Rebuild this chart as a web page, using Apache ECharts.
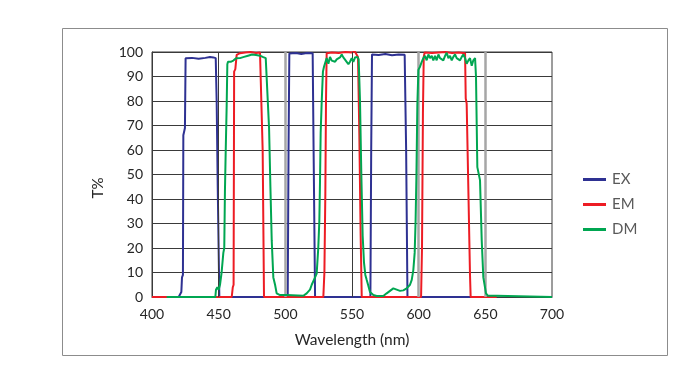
<!DOCTYPE html>
<html>
<head>
<meta charset="utf-8">
<script src="https://cdn.jsdelivr.net/npm/echarts@6/dist/echarts.min.js"></script>
<style>
html,body{margin:0;padding:0;background:#fff;}
#c{width:688px;height:373px;}
</style>
</head>
<body>
<div id="c"></div>
<script>
// ---- data ----
var xTicks = [400, 450, 500, 550, 600, 650, 700];
var yTicks = [0, 10, 20, 30, 40, 50, 60, 70, 80, 90, 100];
var darkGridX = [450, 550];
var grayGridX = [500, 600, 650];

var exWl = [420, 421.5, 422, 422.5, 423.2, 423.5, 424.7, 425.2, 430, 435, 440, 443.5, 446, 447.8, 448.5, 449.3, 450.5,
            501.8, 502.4, 503, 508, 512, 516, 520.5, 521.2, 522.3,
            563.8, 564.4, 565, 570, 575, 580, 585, 589.5, 590.6, 591.6, 650];
var exT  = [0, 0, 2, 8, 9, 66, 69, 97.4, 97.6, 97.2, 97.6, 98, 97.8, 97.5, 80, 45, 0,
            0, 60, 99.4, 99.6, 99.2, 99.6, 99.5, 60, 0,
            0, 60, 99, 98.8, 99.2, 98.7, 99, 98.9, 60, 0, 0];

var emWl = [400, 459.8, 460.6, 461.2, 461.6, 462.5, 463.5, 466, 470, 474, 478, 481, 482.3, 483, 484,
            528.5, 529.3, 530, 530.5, 531, 535, 540, 545, 550, 552, 553.5, 554.5, 555.5, 556.5, 557.3,
            601.8, 602.5, 603.2, 603.8, 604.5, 610, 615, 620, 625, 630, 634.8, 635.3, 636, 637.3, 638.5, 639, 658.5];
var emT  = [0, 0, 4, 5, 92, 93, 98.8, 99.5, 99.8, 100, 99.6, 99.8, 99.5, 60, 0,
            0, 10, 42, 80, 99.5, 99.8, 99.6, 100, 99.8, 100.3, 99.8, 98, 66, 25, 0,
            0, 20, 75, 98, 99.8, 99.6, 99.8, 100, 99.6, 99.8, 99.5, 81, 79, 43, 9, 0, 0];

var dmWl = [411, 447.5, 448, 449, 450, 451, 452.2, 453.5, 454.2, 454.7, 455.3, 456, 456.5, 457, 459, 461, 463, 466, 469,
            472, 475, 478, 481, 483, 485.3, 486.8, 487.8, 488.8, 489.8, 491, 492.3, 493.5, 494.8, 496, 501, 502,
            513.5, 516, 518.5, 519.8, 521, 522.3, 523.5, 524.7, 525.5, 526, 526.5, 527.3, 528.2, 529, 531, 532.3,
            533.5, 534.8, 536, 537.3, 538.5, 539.8, 541, 542.3, 543.5, 544.8, 546, 547.3, 548.5, 549.8, 551, 552.3,
            554, 555, 556, 557, 558, 559, 560, 561, 562.3, 563.5, 566, 568.5, 573.5, 576, 578.5, 581, 583.5, 586,
            588.5, 591, 593.5, 594.8, 596, 597, 597.7, 598.3, 599, 599.8, 601, 602.3, 603.5, 604.8, 606, 607.3,
            608.5, 609.8, 611, 612.3, 613.5, 614.8, 616, 617.3, 618.5, 619.8, 621, 622.3, 623.5, 624.8, 626, 627.3,
            628.5, 629.8, 631, 632.3, 633.5, 634.8, 636, 637.3, 638.5, 639.8, 641, 642.3, 643, 644, 646, 647.3,
            648.5, 650.5, 652, 658.5, 659, 700];
var dmT  = [0, 0, 3, 4, 3, 5, 10, 18, 20, 43, 60, 78, 95, 96, 96, 96.5, 97.4, 97.5, 98,
            98.5, 99, 98.8, 98.5, 98, 97.5, 97, 69, 45, 23, 8, 5, 1.5, 1.2, 0.8, 0.8, 0,
            0.5, 1.5, 3, 5, 6.5, 8, 9.5, 20, 31, 47, 67, 80, 92, 94, 97.5, 95.2,
            98, 96.5, 97, 96, 97, 97, 97.8, 99, 97.8, 97, 96, 95, 96, 97.5, 96, 97.8,
            98, 97, 80, 50, 25, 14, 9, 7, 4.5, 2, 0.8, 0.4, 0.4, 1.5, 2.5, 3.5, 3, 2.5,
            2.7, 3.5, 5, 7, 11, 18, 31, 49, 78, 92.7, 94, 96, 97.5, 98.4, 96.6, 99,
            97.5, 98.4, 96.6, 98.4, 96.6, 99, 97.5, 98, 96.6, 98.4, 99.7, 97.5, 98.4, 96.6, 98, 99,
            97.5, 98, 96.6, 98, 99, 97.5, 95.2, 96.6, 97.5, 94.4, 96.6, 97.5, 90, 53, 47.7, 23,
            8, 1.5, 0.5, 0.5, 0, 0];

var seriesNames = ['EX', 'EM', 'DM'];
var seriesColors = ['#2e3192', '#ed1c24', '#00a651'];

function zip(a, b) { return a.map(function (v, i) { return [v, b[i]]; }); }

var FONT = 'Lato';
var chart = echarts.init(document.getElementById('c'), null, {renderer: 'canvas'});

var vLines = darkGridX.map(function (v) {
  return {xAxis: v, lineStyle: {color: '#3a3a3a', width: 1, type: 'solid'}};
}).concat(grayGridX.map(function (v) {
  return {xAxis: v, lineStyle: {color: '#a6a6a6', width: 2.5, type: 'solid'}};
}));

chart.setOption({
  animation: false,
  backgroundColor: '#fff',
  grid: {left: 152, right: 136, top: 52, bottom: 76, show: true, borderColor: '#3a3a3a', borderWidth: 1},
  xAxis: {
    type: 'value', min: xTicks[0], max: xTicks[xTicks.length - 1], interval: 50,
    name: 'Wavelength (nm)', nameLocation: 'middle', nameGap: 35,
    nameTextStyle: {fontFamily: FONT, fontSize: 15.5, color: '#262626'},
    axisLine: {show: true, lineStyle: {color: '#3a3a3a', width: 1}},
    axisTick: {show: false},
    splitLine: {show: false},
    axisLabel: {fontFamily: FONT, fontSize: 14, color: '#262626', margin: 10}
  },
  yAxis: {
    type: 'value', min: yTicks[0], max: yTicks[yTicks.length - 1], interval: 10,
    axisLine: {show: true, lineStyle: {color: '#3a3a3a', width: 1}},
    axisTick: {show: false},
    splitLine: {show: true, lineStyle: {color: '#3a3a3a', width: 1}},
    axisLabel: {fontFamily: FONT, fontSize: 14, color: '#262626', margin: 9}
  },
  legend: {
    orient: 'vertical', left: 578, top: 167, itemGap: 10,
    itemWidth: 23, itemHeight: 3, icon: 'rect', itemStyle: {borderWidth: 0},
    textStyle: {fontFamily: FONT, fontSize: 15, color: '#595959', padding: [0, 0, 0, 1]},
    data: seriesNames
  },
  graphic: [
    {type: 'rect', silent: true, shape: {x: 62.5, y: 28.5, width: 605, height: 327},
     style: {fill: 'none', stroke: '#8c8c8c', lineWidth: 1}},
    {type: 'text', silent: true, x: 98, y: 188, rotation: Math.PI / 2,
     style: {text: 'T%', fontFamily: FONT, fontSize: 15, fill: '#262626', align: 'center', verticalAlign: 'middle'}}
  ],
  series: [
    {type: 'line', name: '_grid', data: [], silent: true, z: 1, symbol: 'none',
     markLine: {silent: true, symbol: 'none', label: {show: false}, data: vLines}},
    {type: 'line', name: seriesNames[0], data: zip(exWl, exT), symbol: 'none', z: 3,
     lineStyle: {color: seriesColors[0], width: 2}, itemStyle: {color: seriesColors[0]}},
    {type: 'line', name: seriesNames[1], data: zip(emWl, emT), symbol: 'none', z: 4,
     lineStyle: {color: seriesColors[1], width: 2}, itemStyle: {color: seriesColors[1]}},
    {type: 'line', name: seriesNames[2], data: zip(dmWl, dmT), symbol: 'none', z: 5,
     lineStyle: {color: seriesColors[2], width: 2}, itemStyle: {color: seriesColors[2]}}
  ]
});
</script>
</body>
</html>
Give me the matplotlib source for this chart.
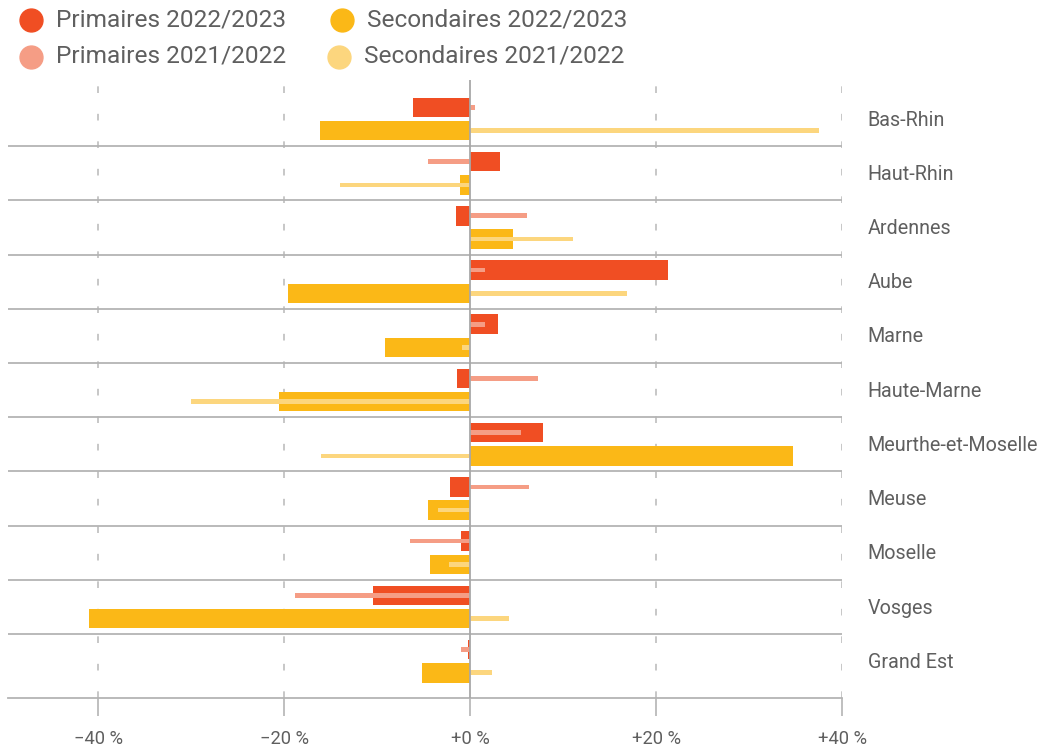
import matplotlib
matplotlib.use('Agg')
import matplotlib.pyplot as plt
from matplotlib.lines import Line2D
import matplotlib.transforms as mtransforms
import numpy as np

plt.rcParams['font.family'] = ['Roboto', 'DejaVu Sans']

# Data: evolution (%) per departement
departements = ['Bas-Rhin', 'Haut-Rhin', 'Ardennes', 'Aube', 'Marne', 'Haute-Marne',
                'Meurthe-et-Moselle', 'Meuse', 'Moselle', 'Vosges', 'Grand Est']
primaires_2223 = [-6.1, 3.2, -1.5, 21.3, 3.0, -1.4, 7.8, -2.2, -1.0, -10.4, -0.2]
primaires_2122 = [0.5, -4.5, 6.1, 1.6, 1.6, 7.3, 5.5, 6.3, -6.5, -18.8, -1.0]
secondaires_2223 = [-16.1, -1.1, 4.6, -19.6, -9.2, -20.6, 34.7, -4.5, -4.3, -41.0, -5.2]
secondaires_2122 = [37.5, -14.0, 11.1, 16.9, -0.9, -30.0, -16.0, -3.5, -2.3, 4.2, 2.4]

xticks = [-40, -20, 0, 20, 40]
xtick_labels = ['\u221240 %', '\u221220 %', '+0 %', '+20 %', '+40 %']

col_p22 = '#F04E23'
col_p21 = '#F59D85'
col_s22 = '#FBB817'
col_s21 = '#FCD67E'
grey_txt = '#5f5f5f'
grey_line = '#b4b4b4'

fig = plt.figure(figsize=(10.46, 7.48), dpi=100)
ax = fig.add_axes([8/1046, 1 - 698/748, (842 - 8)/1046, (698 - 80)/748])

y = np.arange(len(departements))
off = 0.215
thick = 0.36
thin = 0.085

ax.barh(y - off, primaires_2223, height=thick, color=col_p22, zorder=3)
ax.barh(y + off, secondaires_2223, height=thick, color=col_s22, zorder=3)
ax.barh(y - off, primaires_2122, height=thin, color=col_p21, zorder=4)
ax.barh(y + off, secondaires_2122, height=thin, color=col_s21, zorder=4)

ax.set_xlim(-49.7, 40)
ax.set_ylim(10.68, -0.72)

# group separators
for i in range(len(departements) - 1):
    ax.axhline(i + 0.5, color=grey_line, lw=1.3, zorder=1)

# vertical grid
for t in [-40, -20, 20, 40]:
    ax.axvline(t, color='#bdbdbd', lw=1.2, ls=(0, (4, 12.5)), zorder=0)
ax.axvline(0, color='#a8a8a8', lw=1.3, zorder=5)

for side in ['left', 'right', 'top']:
    ax.spines[side].set_visible(False)
ax.spines['bottom'].set_color(grey_line)
ax.spines['bottom'].set_linewidth(1.3)

ax.set_yticks([])
ax.set_xticks(xticks)
ax.set_xticklabels(xtick_labels)
ax.tick_params(axis='x', length=13, width=1.2, color=grey_line, labelsize=13.2,
               labelcolor=grey_txt, pad=10)

trans = mtransforms.blended_transform_factory(ax.transAxes, ax.transData)
for i, name in enumerate(departements):
    ax.text(1.031, i + 0.02, name, transform=trans, ha='left', va='center',
            fontsize=14.2, color=grey_txt)

# legend
legend_items = [
    (30.5, 20, 56, col_p22, 'Primaires 2022/2023'),
    (342, 20, 367, col_s22, 'Secondaires 2022/2023'),
    (30.5, 56.5, 56, col_p21, 'Primaires 2021/2022'),
    (339, 56.5, 364, col_s21, 'Secondaires 2021/2022'),
]
for cx, cy, tx, col, lab in legend_items:
    fy = 1 - cy / 748
    fig.add_artist(Line2D([cx / 1046], [fy], marker='o', markersize=16.5, color=col,
                          linestyle='none', transform=fig.transFigure))
    fig.text(tx / 1046, fy, lab, ha='left', va='center', fontsize=17.6, color=grey_txt)

fig.savefig('out.png', dpi=100)
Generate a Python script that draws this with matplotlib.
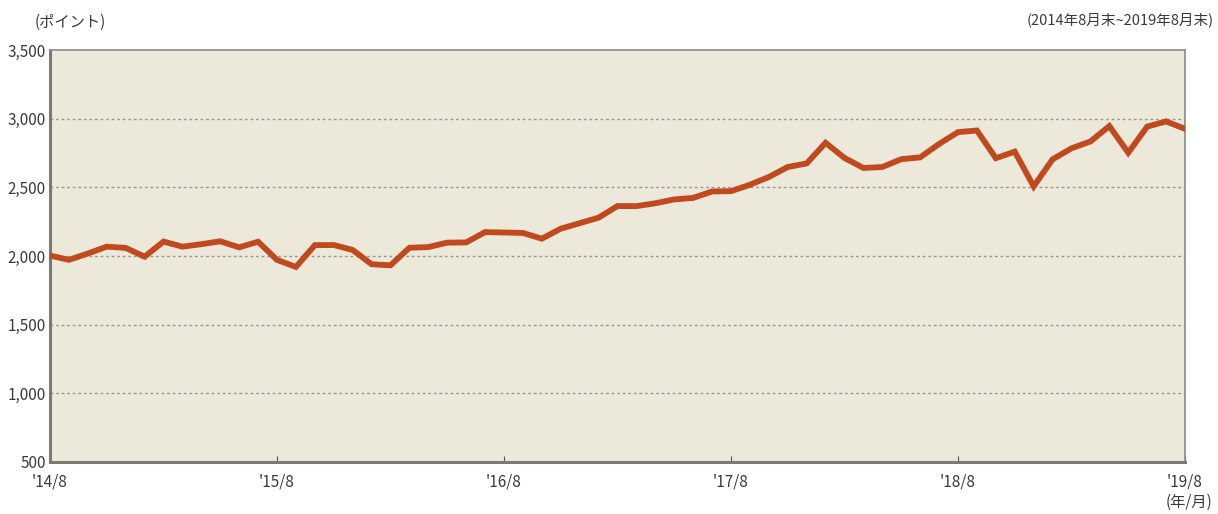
import numpy as np
import matplotlib
matplotlib.use("Agg")
import matplotlib.pyplot as plt

plt.rcParams['font.family'] = ['Noto Sans CJK JP', 'DejaVu Sans']

# monthly closes, 2014/8 .. 2019/8 (points)
values = [2003, 1972, 2018, 2068, 2059,
          1995, 2105, 2068, 2086, 2107, 2063, 2104, 1972, 1920, 2079, 2080, 2044,
          1940, 1932, 2060, 2065, 2097, 2099, 2174, 2171, 2168, 2126, 2199, 2239,
          2279, 2364, 2363, 2384, 2412, 2423, 2470, 2472, 2519, 2575, 2648, 2674,
          2824, 2714, 2641, 2648, 2705, 2718, 2816, 2902, 2914, 2712, 2760, 2507,
          2704, 2784, 2834, 2946, 2752, 2942, 2980, 2926]
tick_labels = ["'14/8", "'15/8", "'16/8", "'17/8", "'18/8", "'19/8"]
y_ticks = [500, 1000, 1500, 2000, 2500, 3000, 3500]

months = np.arange(len(values))

fig = plt.figure(figsize=(12.18, 5.14), dpi=100)
ax = fig.add_axes([50 / 1218, 1 - 462 / 514, 1135 / 1218, 412 / 514])
ax.set_facecolor('#ECE9DA')

for y in y_ticks[1:-1]:
    ax.axhline(y, color='#9a9a90', lw=1.0, ls=(0, (2, 2)), zorder=1)

ax.plot(months, values, color='#C04A1E', lw=4.2, solid_joinstyle='miter', zorder=3)

ax.set_xlim(0, 60)
ax.set_ylim(500, 3500)
ax.set_yticks(y_ticks)
ax.set_yticklabels(['{:,}'.format(v) for v in y_ticks], fontsize=11, color='#3a3a3a')
ax.set_xticks(np.arange(0, 61, 12))
ax.set_xticklabels(tick_labels, fontsize=11, color='#3a3a3a')
ax.tick_params(axis='y', length=0, pad=3)
ax.tick_params(axis='x', direction='in', length=4, color='#555555', pad=8)

for side in ['top', 'right']:
    ax.spines[side].set_color('#8a8a8a')
    ax.spines[side].set_linewidth(1.2)
for side in ['left', 'bottom']:
    ax.spines[side].set_color('#7a7a74')
    ax.spines[side].set_linewidth(2.2)

fig.text(35 / 1218, 1 - 22 / 514, '(ポイント)', fontsize=11, color='#3a3a3a',
         ha='left', va='center')
fig.text(1214 / 1218, 1 - 20 / 514, '(2014年8月末~2019年8月末)', fontsize=10.5,
         color='#3a3a3a', ha='right', va='center')
fig.text(1212 / 1218, 1 - 502 / 514, '(年/月)', fontsize=11, color='#3a3a3a',
         ha='right', va='center')

fig.savefig('out.png', dpi=100)
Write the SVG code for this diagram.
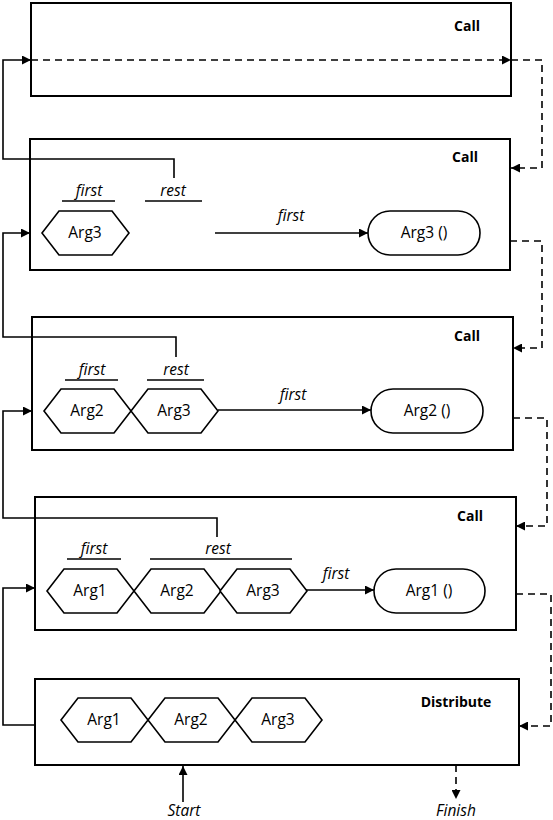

## STATED TASK
Looking at the data above, show all lines where the word "this" occurs.

## THE COMPLETED TASK
Rebuild this chart as a web page, using Apache ECharts.
Give me the matplotlib source for this chart.
Generate a Python script that draws this with matplotlib.
Write the SVG code for this diagram.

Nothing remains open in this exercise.